Weeks after completing his Duke neurology residency, 29-year-old Dr. Marvin Rozear, peered through tangled barbed and razor wire at the edge of the U.S. Army’s 95th Evacuation (or “Evac”) Hospital, into the South China Sea. This hospital, a series of weathered Quonset huts, other scruffy buildings, latrines, sand-bagged bomb shelters, olive-drab trucks, jeeps, helicopters and other furniture of 20th century jungle war, stood near Da Nang, in what was then the Republic of Vietnam.
It was surrounded on three sides by plywood and corrugated iron huts housing thousands of impoverished Vietnamese displaced by the war. To the east, traditional fishing boats rode at anchor, framed by a few rocky islands. Rozear was the only neurologist in a thousand-mile radius. The 40-foot guard towers punctuating the perimeter did little to reassure the young specialist.
Rozear’s task was to treat neurological conditions for the thousands of U.S. troops, allied Vietnamese soldiers, military personnel of other nations, enemy prisoners of war, and Vietnamese civilians in the northern half of the country. "We treated everyone with no priorities except the gravity and urgency of their problems,” Rozear said. “It was a shock coming from the comfortable and equipped Duke Hospital, where I had backup in a flash when I needed it. In Vietnam, we lacked neurologic backup, faced primitive conditions, and faced patients I could not directly communicate with because of language and cultural barriers,” Rozear said.

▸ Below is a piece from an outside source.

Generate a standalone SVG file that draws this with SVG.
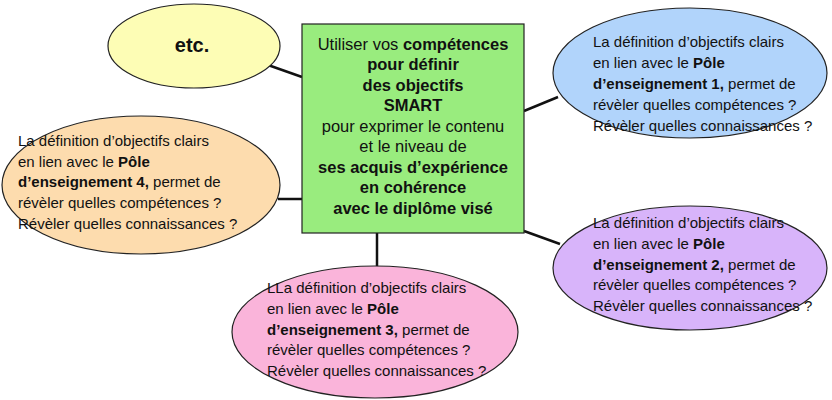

U.S. military personnel needing surgery or other interventions could be flown to the Philippines, Japan, or the continental U.S. Rozear and his colleagues—mostly doctors freshly trained in their specialties--dealt with everything else. “I got immense support from our internists, radiologists neurosurgeons, and most adult specialties,” Rozear said. “But this was like being thrown into a cold lake having only read a book about swimming, with friends ashore reading from the same book and shouting advice.”
The patients Rozear treated often had maladies similar to those he had encountered in the United States, but with different causes, such as blackouts or headaches caused by dehydration and the stresses of combat. Other conditions were a newer challenge, such as neuropathy caused by leprosy, or palsies from throat cancer invading the base of the skull (common among the Vietnamese population).
Rozear also had to adjust to the everyday realities of military life. As an officer, he had a small room of his own and access to a communal bathroom. Within the compound, however, enlisted and Vietnamese civilian personnel used latrines adapted for the high ground-water table. These plywood outhouses were built above ground, with circumferentially halved 55-gallon drums placed below a board featuring a 6-8 inch hole mounted, placed to receive waste. Every morning, civilian employees would open a door in the back of the latrine, drag the barrel out, pour in a gallon of aviation fuel, and light it. The odor of the smoke thus generated was unforgettable.
The most memorable experience of Rozear’s year in Vietnam, however, was a visit by a local civilian family. Displaced from their rural home by the war, the family had moved to the outskirts of the city several months before. A father and two of his teen-aged sons came on crutches to the "Neurology Clinic" of the 95th Evac Hospital. A few weeks before, for no particular reason and with no associated physical symptoms, their hands and feet had gradually become numb and weak, with shrinking, unresponsive muscles.
There was no immediate explanation. Rozear asked their interpreters to glean some clue from the patients and the friends who accompanied them. Finally, Rozear found that these symptoms had started simultaneously in some other families nearby as well. Questioning yielded the street wisdom that the symptoms came from cooking with "American G.I. oil.” Rozear and his colleagues had no idea what they were talking about but asked them to bring a can of the suspected toxin.
The “American G.I. oil” was a quart can of hydraulic fluid, stolen from U.S. Army helicopter bases and resold on the black market as cooking oil. The hydraulic fluid contained an additive: tri-ortho-cresyl phosphate (TOCP). In aviation TOCP stabilizes hydraulic fluids at high temperatures. Consumed, it is a tasteless, odorless neurotoxin. TOCP poisoning is well known world-wide, most notably in the "Jake-Leg" epidemic of the 1930s in the U.S. Midwest. How the toxin got into bottles of "Jamaica Ginger," a legal substitute for liquor sold in pharmacies during prohibition, was never discovered, but many died and thousands were left disabled, with a characteristic gait ("Jake leg"). This tragic event is still remembered in folklore and song.
The Army doctors were unable to help their Vietnamese patients beyond providing bracing and assistive devices. There was no remedy for the chronic pilferage of material from lightly secured, small military facilities, which when connected to a robust black market often sold to naïve and desperate locals. Rozear alerted the command to at least change labeling on the hydraulic fluid containers to read: "CHAT DOC" (Vietnamese for "poison.")
After his year in Vietnam, Rozear returned to the States and eventually joined the Duke Division of Neurology where he practiced until his retirement in 2002. He continues to supervise residents and see patients with neurological conditions at the Durham Veterans Affairs Medical Center.